King's Lynn brick kiln is still of historic importance even though de-listed, Lynn News letters
I whole-heartedly support the comments made in Friday’s Lynn News by Cllr Alexandra Kemp and Bryan Howling.
With the surrounding land earmarked for development, concern at the threat posed by Historic England’s de-listing the kiln led me to spend weeks researching its history and significance, including comparison with the “List” entries of over 40 statutorily protected kilns in England.
De-listing itself does not indicate a lack of historic importance, just that Historic England does not now see it as of national importance. It simply makes it an “undesignated heritage asset” in planning terms, of considerable historic significance locally but with no protection at all.
I understand that Historic England made no site visit for its assessment, which I find incomprehensible. Their assessment appears to rely heavily on a report done by an outside firm for an interested developer. It is a good document of its kind but compiled for another purpose by persons working to a specific brief within a cost-limited timescale, hampered by the kiln’s inaccessibility and foliage from close examination of the structure.
The grounds for the de-listing included absence of associated site features which Historic England would want a brickworks to show.

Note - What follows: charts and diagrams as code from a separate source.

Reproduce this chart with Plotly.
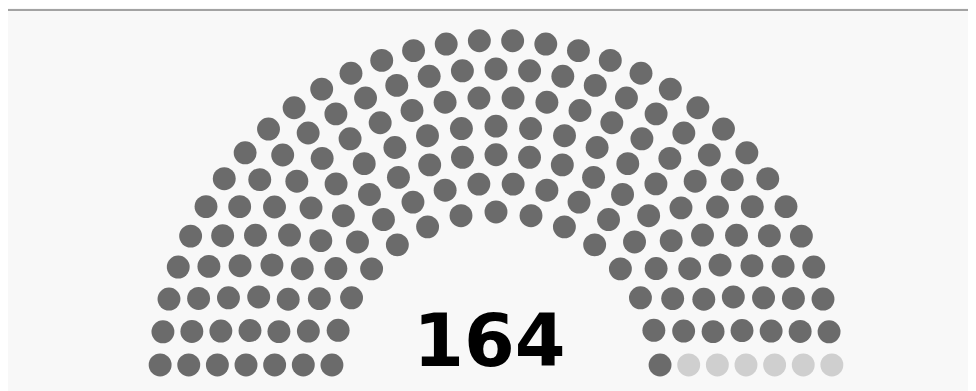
import math
import plotly.graph_objects as go

# ---- data ----
parties = ["Majority", "Other"]
seats = [158, 6]
colors = ["#6b6b6b", "#cfcfcf"]
label_text = "164"
n_rows = 7

# ---- parliament seat layout (Wikipedia-style arc algorithm) ----
total = sum(seats)
dot_r = 0.4 / n_rows


def row_cap(i):
    return math.pi / (2.0 * math.asin(2.0 / (3.0 * n_rows + 4.0 * i - 2.0)))


capacity = sum(int(row_cap(i)) for i in range(1, n_rows + 1))
positions = []
for i in range(1, n_rows + 1):
    if i == n_rows:
        J = total - len(positions)
    else:
        J = int(total / capacity * row_cap(i))
    R = (3.0 * n_rows + 4.0 * i - 2.0) / (4.0 * n_rows)
    a0 = math.sin(dot_r / R)
    for j in range(J):
        ang = j * (math.pi - 2.0 * a0) / (J - 1.0) + a0
        positions.append((ang, R * math.cos(ang), R * math.sin(ang)))
positions.sort(reverse=True)

fig = go.Figure()
k = 0
for name, n, col in zip(parties, seats, colors):
    pts = positions[k:k + n]
    k += n
    fig.add_trace(go.Scatter(
        x=[p[1] for p in pts], y=[p[2] for p in pts], mode="markers",
        name=name, marker=dict(size=22.9, color=col, line=dict(width=0)),
        hoverinfo="name", showlegend=False))

fig.add_trace(go.Scatter(
    x=[-0.0325], y=[0.143], mode="text", text=[label_text],
    textposition="middle center",
    textfont=dict(family="DejaVu Sans", size=73, color="#000000", weight="bold"),
    showlegend=False, hoverinfo="skip"))

W, H = 976, 391
scale = 200.2
cx, base = 488.0, 368.4
fig.update_layout(
    width=W, height=H, margin=dict(l=0, r=0, t=0, b=0),
    paper_bgcolor="#f8f8f8", plot_bgcolor="rgba(0,0,0,0)",
    xaxis=dict(range=[-cx / scale, (W - cx) / scale], visible=False, fixedrange=True),
    yaxis=dict(range=[-(H - base) / scale, base / scale], visible=False, fixedrange=True),
    shapes=[
        dict(type="line", xref="paper", yref="paper", x0=0, x1=1, y0=(H - 2) / H, y1=(H - 2) / H,
             line=dict(color="#a3a3a3", width=2), layer="below"),
    ],
)
fig.write_html("out.html")
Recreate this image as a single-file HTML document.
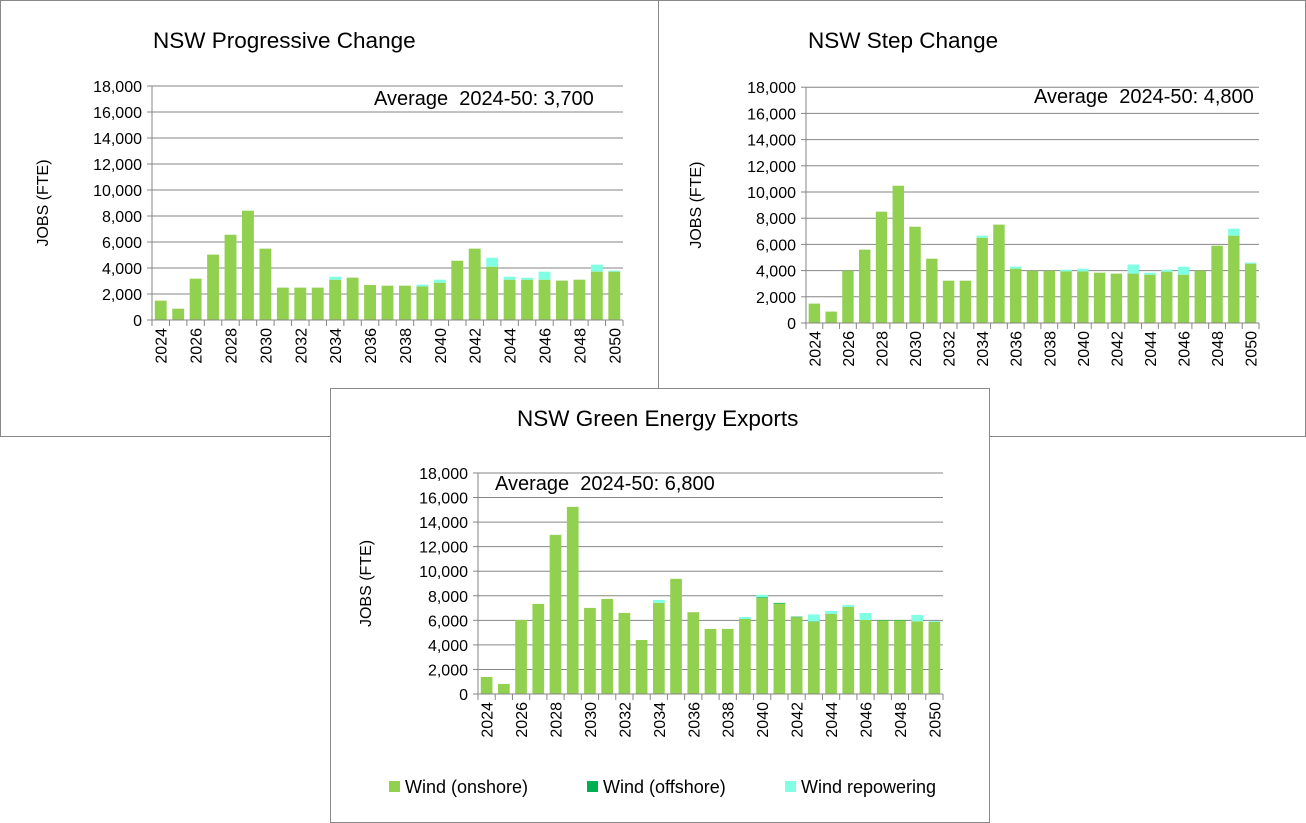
<!DOCTYPE html>
<html><head><meta charset="utf-8"><style>
body{margin:0;background:#fff;width:1306px;height:823px;overflow:hidden;font-family:"Liberation Sans",sans-serif}
.panel{position:absolute;background:#fff;border:1px solid #888;box-sizing:border-box}
svg{position:absolute;left:0;top:0}
</style></head><body>
<div class="panel" style="left:0;top:0;width:659px;height:437px"></div>
<div class="panel" style="left:658px;top:0;width:648px;height:437px"></div>
<div class="panel" style="left:330px;top:388px;width:660px;height:435px;z-index:2"></div>
<svg id="s1" width="1306" height="823" style="z-index:1"></svg>
<svg id="s3" width="1306" height="823" style="z-index:3"></svg>
<script>
const years=[2024,2025,2026,2027,2028,2029,2030,2031,2032,2033,2034,2035,2036,2037,2038,2039,2040,2041,2042,2043,2044,2045,2046,2047,2048,2049,2050];
const yTicks=[0,2000,4000,6000,8000,10000,12000,14000,16000,18000];
const pcOnshore=[1490,870,3180,5030,6560,8410,5490,2490,2490,2490,3100,3260,2690,2640,2640,2590,2870,4560,5490,4100,3100,3100,3100,3030,3100,3720,3720];
const pcOffshore=[0,0,0,0,0,0,0,0,0,0,0,0,0,0,0,0,0,0,0,0,0,0,0,0,0,0,0];
const pcRepower=[0,0,0,0,0,0,0,0,0,0,230,0,0,0,0,130,230,0,0,690,230,150,620,0,0,540,80];
const scOnshore=[1480,870,3990,5600,8500,10480,7350,4910,3230,3230,6510,7510,4150,3990,3990,3940,3940,3840,3770,3770,3690,3920,3690,3990,5900,6670,4530];
const scOffshore=[0,0,0,0,0,0,0,0,0,0,0,0,0,0,0,0,0,0,0,0,0,0,0,0,0,0,0];
const scRepower=[0,0,0,0,0,0,0,0,0,0,150,0,150,0,0,130,200,0,0,690,150,150,610,0,0,530,80];
const geOnshore=[1390,820,6030,7340,12960,15240,7010,7740,6600,4400,7420,9380,6660,5300,5300,6110,7820,7360,6250,5880,6520,7090,6030,5990,5990,5920,5870];
const geOffshore=[0,0,0,0,0,0,0,0,0,0,0,0,0,0,0,0,60,60,50,40,0,0,0,40,40,0,0];
const geRepower=[0,0,0,0,0,0,0,0,0,0,240,0,0,0,0,160,200,0,0,560,240,160,570,0,0,520,80];
const NS="http://www.w3.org/2000/svg";
function el(svg,tag,a,txt){const e=document.createElementNS(NS,tag);for(const k in a)e.setAttribute(k,a[k]);if(txt!==undefined)e.textContent=txt;svg.appendChild(e);return e;}
function chart(svg,c,on,off,rep){
  const n=years.length,slot=(c.x1-c.x0)/n,bw=slot*0.68;
  const Y=v=>c.y0-v*c.k; const X=i=>c.x0+slot*i+slot/2;
  yTicks.forEach(t=>{
    if(t>0){const g=el(svg,'line',{x1:c.x0,x2:c.x1,y1:Y(t),y2:Y(t),stroke:'#868686','stroke-width':1});
    
    }
    const l=el(svg,'text',{x:c.x0-10,y:Y(t)+6,'text-anchor':'end','font-size':16,fill:'#000'},t.toLocaleString('en-US'));
    
    
    el(svg,'line',{x1:c.x0-5,x2:c.x0,y1:Y(t),y2:Y(t),stroke:'#868686'});
  });
  years.forEach((yr,i)=>{
    const segs=[[on[i],'#92D050','bar-onshore'],[off[i],'#00B050','bar-offshore'],[rep[i],'#80FFE3','bar-repowering']];
    let base=0;
    segs.forEach(s=>{if(s[0]>0){const r=el(svg,'rect',{x:X(i)-bw/2,y:Y(base+s[0]),width:bw,height:s[0]*c.k,fill:s[1]});
      
      }
      base+=s[0];});
    const tx=c.x0+slot*(i+1);
    el(svg,'line',{x1:tx,x2:tx,y1:c.y0,y2:c.y0+6,stroke:'#868686'});
    if(i%2===0){const t=el(svg,'text',{x:0,y:0,'font-size':16,'text-anchor':'end',transform:`translate(${X(i)+6},${c.y0+8}) rotate(-90)`},yr);
      
      }
  });
  el(svg,'line',{x1:c.x0,x2:c.x0,y1:Y(18000),y2:c.y0+6,stroke:'#868686'});
  el(svg,'line',{x1:c.x0,x2:c.x1,y1:c.y0,y2:c.y0,stroke:'#868686'});
  const tt=el(svg,'text',{x:c.tx,y:c.ty,'font-size':22.5},c.title);
  
  
  const av=el(svg,'text',{x:c.ax,y:c.ay,'font-size':20,style:'white-space:pre'},c.avg);
  
  
  const yl=el(svg,'text',{x:0,y:0,'font-size':16,'text-anchor':'middle',transform:`translate(${c.jx},${(Y(18000)+c.y0)/2}) rotate(-90)`},'JOBS (FTE)');
  
  
}
const s1=document.getElementById('s1'),s3=document.getElementById('s3');
chart(s1,{x0:152,x1:623,y0:320,k:0.013,title:'NSW Progressive Change',tx:153,ty:48,avg:'Average  2024-50: 3,700',ax:374,ay:105,jx:48},pcOnshore,pcOffshore,pcRepower);
chart(s1,{x0:806,x1:1259,y0:323,k:0.0131,title:'NSW Step Change',tx:808,ty:48,avg:'Average  2024-50: 4,800',ax:1034,ay:103,jx:701},scOnshore,scOffshore,scRepower);
chart(s3,{x0:478,x1:943,y0:694,k:0.01228,title:'NSW Green Energy Exports',tx:517,ty:426,avg:'Average  2024-50: 6,800',ax:495,ay:490,jx:371},geOnshore,geOffshore,geRepower);
[['#92D050','Wind (onshore)',389,'legend-onshore'],['#00B050','Wind (offshore)',587,'legend-offshore'],['#80FFE3','Wind repowering',785,'legend-repowering']].forEach(l=>{
  const g=el(s3,'g',{});
  
  
  el(g,'rect',{x:l[2],y:781,width:11,height:11,fill:l[0]});
  el(g,'text',{x:l[2]+16,y:793,'font-size':18},l[1]);
});
</script>
</body></html>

Contemporary map evidence shows that many of these features were never on the site at all; others appear only as rare survivals even among online listed kiln descriptions.
This is a good example of our local traditional kiln type, with the added development of a roof vault for better fuel efficiency. It has been pointed out to me that it is unusually large and the brief online Listed kiln descriptions appear to bear this out. The most likely of three potential operators, confident of using such a generous productivity, are the enterprising Bardell brothers who ran (and apparently set up) the brickworks at Bawsey.

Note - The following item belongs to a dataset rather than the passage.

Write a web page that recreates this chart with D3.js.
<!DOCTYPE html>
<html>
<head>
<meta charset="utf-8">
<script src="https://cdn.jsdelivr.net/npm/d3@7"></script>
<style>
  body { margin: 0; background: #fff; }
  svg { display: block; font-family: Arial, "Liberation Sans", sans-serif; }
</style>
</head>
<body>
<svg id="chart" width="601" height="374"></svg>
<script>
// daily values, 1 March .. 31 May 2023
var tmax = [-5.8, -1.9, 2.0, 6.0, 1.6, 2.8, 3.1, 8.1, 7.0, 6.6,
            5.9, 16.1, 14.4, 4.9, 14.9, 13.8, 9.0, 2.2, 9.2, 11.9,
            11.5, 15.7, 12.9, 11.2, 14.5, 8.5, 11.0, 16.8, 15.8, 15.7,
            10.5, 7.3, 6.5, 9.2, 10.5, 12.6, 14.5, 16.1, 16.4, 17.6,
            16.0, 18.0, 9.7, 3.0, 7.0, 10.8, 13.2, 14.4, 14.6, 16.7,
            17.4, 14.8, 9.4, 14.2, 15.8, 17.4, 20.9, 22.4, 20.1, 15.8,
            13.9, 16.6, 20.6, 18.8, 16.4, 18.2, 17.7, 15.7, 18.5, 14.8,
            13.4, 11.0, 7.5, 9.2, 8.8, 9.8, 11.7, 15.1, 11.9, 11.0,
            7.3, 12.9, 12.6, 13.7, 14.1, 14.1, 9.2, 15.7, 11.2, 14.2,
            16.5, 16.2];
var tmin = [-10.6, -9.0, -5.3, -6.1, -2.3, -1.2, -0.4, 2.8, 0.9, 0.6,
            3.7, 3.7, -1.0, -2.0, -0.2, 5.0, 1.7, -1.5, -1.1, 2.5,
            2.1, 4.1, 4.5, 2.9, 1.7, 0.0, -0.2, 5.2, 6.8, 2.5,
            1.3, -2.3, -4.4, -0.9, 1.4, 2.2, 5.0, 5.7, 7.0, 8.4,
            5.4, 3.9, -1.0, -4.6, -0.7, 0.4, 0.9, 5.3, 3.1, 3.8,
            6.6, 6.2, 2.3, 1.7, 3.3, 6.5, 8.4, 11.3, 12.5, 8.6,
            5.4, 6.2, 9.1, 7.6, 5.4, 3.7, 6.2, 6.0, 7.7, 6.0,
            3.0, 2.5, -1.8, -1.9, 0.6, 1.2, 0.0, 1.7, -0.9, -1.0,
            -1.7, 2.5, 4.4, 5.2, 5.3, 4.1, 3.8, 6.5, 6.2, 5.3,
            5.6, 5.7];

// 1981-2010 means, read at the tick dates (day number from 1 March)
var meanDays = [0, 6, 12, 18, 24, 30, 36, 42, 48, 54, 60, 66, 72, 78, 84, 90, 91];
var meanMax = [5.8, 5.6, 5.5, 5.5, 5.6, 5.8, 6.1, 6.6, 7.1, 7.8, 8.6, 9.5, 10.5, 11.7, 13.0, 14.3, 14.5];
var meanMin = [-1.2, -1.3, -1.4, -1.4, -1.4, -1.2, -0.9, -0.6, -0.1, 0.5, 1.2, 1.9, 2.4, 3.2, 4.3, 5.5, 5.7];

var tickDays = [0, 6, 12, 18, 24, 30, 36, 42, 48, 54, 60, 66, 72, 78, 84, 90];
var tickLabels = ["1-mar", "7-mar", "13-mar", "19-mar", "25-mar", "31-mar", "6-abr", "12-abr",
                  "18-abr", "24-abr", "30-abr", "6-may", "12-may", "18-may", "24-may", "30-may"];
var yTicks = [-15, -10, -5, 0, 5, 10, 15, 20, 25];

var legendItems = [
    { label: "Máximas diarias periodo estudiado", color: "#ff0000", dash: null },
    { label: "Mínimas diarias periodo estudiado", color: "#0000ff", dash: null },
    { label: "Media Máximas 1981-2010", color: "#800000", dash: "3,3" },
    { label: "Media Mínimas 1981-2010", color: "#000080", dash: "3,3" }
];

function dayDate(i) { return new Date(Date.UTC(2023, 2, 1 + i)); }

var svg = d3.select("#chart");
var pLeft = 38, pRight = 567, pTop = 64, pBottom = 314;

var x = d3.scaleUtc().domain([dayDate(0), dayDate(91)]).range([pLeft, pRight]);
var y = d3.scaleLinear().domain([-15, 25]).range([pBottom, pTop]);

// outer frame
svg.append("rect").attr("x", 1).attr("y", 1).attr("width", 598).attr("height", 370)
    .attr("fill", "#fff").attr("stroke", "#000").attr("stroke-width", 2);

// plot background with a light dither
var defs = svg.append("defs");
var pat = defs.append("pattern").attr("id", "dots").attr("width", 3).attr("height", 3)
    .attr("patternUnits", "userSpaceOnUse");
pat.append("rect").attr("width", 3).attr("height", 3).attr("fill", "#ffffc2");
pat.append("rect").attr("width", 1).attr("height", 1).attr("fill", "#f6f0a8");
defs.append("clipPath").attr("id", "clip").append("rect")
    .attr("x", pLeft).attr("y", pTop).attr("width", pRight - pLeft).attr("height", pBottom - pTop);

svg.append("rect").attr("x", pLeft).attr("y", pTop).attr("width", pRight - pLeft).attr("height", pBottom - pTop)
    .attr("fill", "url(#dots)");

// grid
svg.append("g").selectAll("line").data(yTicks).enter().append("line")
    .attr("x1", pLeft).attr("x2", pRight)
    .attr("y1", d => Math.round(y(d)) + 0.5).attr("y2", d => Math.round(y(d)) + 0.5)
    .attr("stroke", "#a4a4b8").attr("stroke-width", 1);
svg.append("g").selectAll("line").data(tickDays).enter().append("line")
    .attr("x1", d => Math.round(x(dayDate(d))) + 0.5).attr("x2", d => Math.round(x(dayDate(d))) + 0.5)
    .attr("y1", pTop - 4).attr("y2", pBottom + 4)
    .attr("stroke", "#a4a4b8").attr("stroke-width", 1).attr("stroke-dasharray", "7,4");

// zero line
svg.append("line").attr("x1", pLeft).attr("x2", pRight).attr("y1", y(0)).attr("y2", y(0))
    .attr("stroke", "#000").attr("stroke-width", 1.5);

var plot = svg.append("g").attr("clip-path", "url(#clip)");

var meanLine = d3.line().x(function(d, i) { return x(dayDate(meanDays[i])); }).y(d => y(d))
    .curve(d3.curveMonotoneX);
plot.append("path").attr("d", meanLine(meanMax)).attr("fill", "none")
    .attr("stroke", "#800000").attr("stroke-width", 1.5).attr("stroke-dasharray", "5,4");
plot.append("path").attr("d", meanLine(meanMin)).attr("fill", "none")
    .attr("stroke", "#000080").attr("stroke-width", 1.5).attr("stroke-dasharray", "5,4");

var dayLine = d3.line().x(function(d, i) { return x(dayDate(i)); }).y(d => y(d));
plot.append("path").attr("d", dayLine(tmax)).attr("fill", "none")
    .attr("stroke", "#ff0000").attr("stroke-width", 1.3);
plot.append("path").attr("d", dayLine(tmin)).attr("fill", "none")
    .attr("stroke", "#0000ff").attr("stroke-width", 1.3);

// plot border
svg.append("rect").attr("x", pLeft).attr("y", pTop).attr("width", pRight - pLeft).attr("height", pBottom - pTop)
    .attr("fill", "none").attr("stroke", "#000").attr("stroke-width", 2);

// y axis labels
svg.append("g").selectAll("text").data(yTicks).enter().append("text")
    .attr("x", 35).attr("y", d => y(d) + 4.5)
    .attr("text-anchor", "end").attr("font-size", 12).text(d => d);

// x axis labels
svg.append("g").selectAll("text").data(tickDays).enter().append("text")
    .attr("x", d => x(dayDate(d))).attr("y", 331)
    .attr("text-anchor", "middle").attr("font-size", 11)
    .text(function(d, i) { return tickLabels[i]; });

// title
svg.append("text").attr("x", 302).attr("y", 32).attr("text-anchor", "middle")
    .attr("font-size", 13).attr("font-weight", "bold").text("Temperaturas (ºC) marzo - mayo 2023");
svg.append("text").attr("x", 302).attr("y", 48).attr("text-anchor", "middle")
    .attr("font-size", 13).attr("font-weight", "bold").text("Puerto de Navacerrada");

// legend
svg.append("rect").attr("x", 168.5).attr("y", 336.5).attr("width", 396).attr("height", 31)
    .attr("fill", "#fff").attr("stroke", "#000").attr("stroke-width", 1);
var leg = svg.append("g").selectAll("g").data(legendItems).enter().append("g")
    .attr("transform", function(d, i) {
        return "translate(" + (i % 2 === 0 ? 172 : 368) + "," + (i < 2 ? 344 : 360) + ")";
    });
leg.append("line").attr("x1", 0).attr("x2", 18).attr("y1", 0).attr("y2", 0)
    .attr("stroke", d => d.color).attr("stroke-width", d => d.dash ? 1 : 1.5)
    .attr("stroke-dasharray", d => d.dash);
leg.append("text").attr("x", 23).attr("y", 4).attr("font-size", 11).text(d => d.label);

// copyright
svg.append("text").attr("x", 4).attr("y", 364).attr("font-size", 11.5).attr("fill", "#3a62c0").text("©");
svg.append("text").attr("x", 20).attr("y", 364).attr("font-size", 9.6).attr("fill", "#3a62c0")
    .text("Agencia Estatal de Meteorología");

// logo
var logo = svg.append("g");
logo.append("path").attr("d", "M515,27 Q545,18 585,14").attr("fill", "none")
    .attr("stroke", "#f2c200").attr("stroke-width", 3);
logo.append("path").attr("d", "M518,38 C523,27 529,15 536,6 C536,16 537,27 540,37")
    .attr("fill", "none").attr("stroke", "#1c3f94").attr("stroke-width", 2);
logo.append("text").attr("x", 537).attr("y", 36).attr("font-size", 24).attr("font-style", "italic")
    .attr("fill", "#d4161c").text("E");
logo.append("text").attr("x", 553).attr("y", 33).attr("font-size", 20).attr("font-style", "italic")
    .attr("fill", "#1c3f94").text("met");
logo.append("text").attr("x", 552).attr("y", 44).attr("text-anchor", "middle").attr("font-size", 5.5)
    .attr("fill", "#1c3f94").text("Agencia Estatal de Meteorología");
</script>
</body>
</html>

After January 1886 the “loop line” from Bawsey through to South Lynn would have provided a useful transport link between the two sites. Their brick-making hey day was the 1880s and 90s and a speculative “outpost” kiln of c1890 would have exploited the early railway-led industrial development beyond the South Gates.
As a rare survivor of this activity, the kiln could indeed be the feature of interest and educational value in the new commercial area suggested by Bryan Howling. If come down it must, proper on-site pre-demolition recording for the benefit of future researchers cannot be too strongly urged, a not unusual request ahead of the loss of a significant heritage asset.
Is the structural condition really irretrievable? Who has inspected it – ie from inside and not with binoculars through the greenery – to claim that it is and what is their evidence? Kilns were necessarily thick-walled and solidly constructed; some peripheral brick loss is visible when the surrounding foliage is dormant but the hole in the roof was already present in 2003.
The vegetation on top is even earlier; even well-tended preserved kilns have it because, I am told, brick kiln dust is fertile for bird-sown plants. Its risk to the public is surely limited by its inaccessibility. For several years it has been surrounded by a close-set tall metal fence, the gap between fence and kiln thickly filled with bushes and saplings engendered by insufficient clearance.
Sadly it also highlights the shortcomings in the national designation system itself, where only nationally important structures enjoy proper protection and locally important heritage assets enjoy none at all apart from a few provisions in the planning framework which only kick in if the structure is actually part of or affected by a planning application. Otherwise they are far too easily disposable.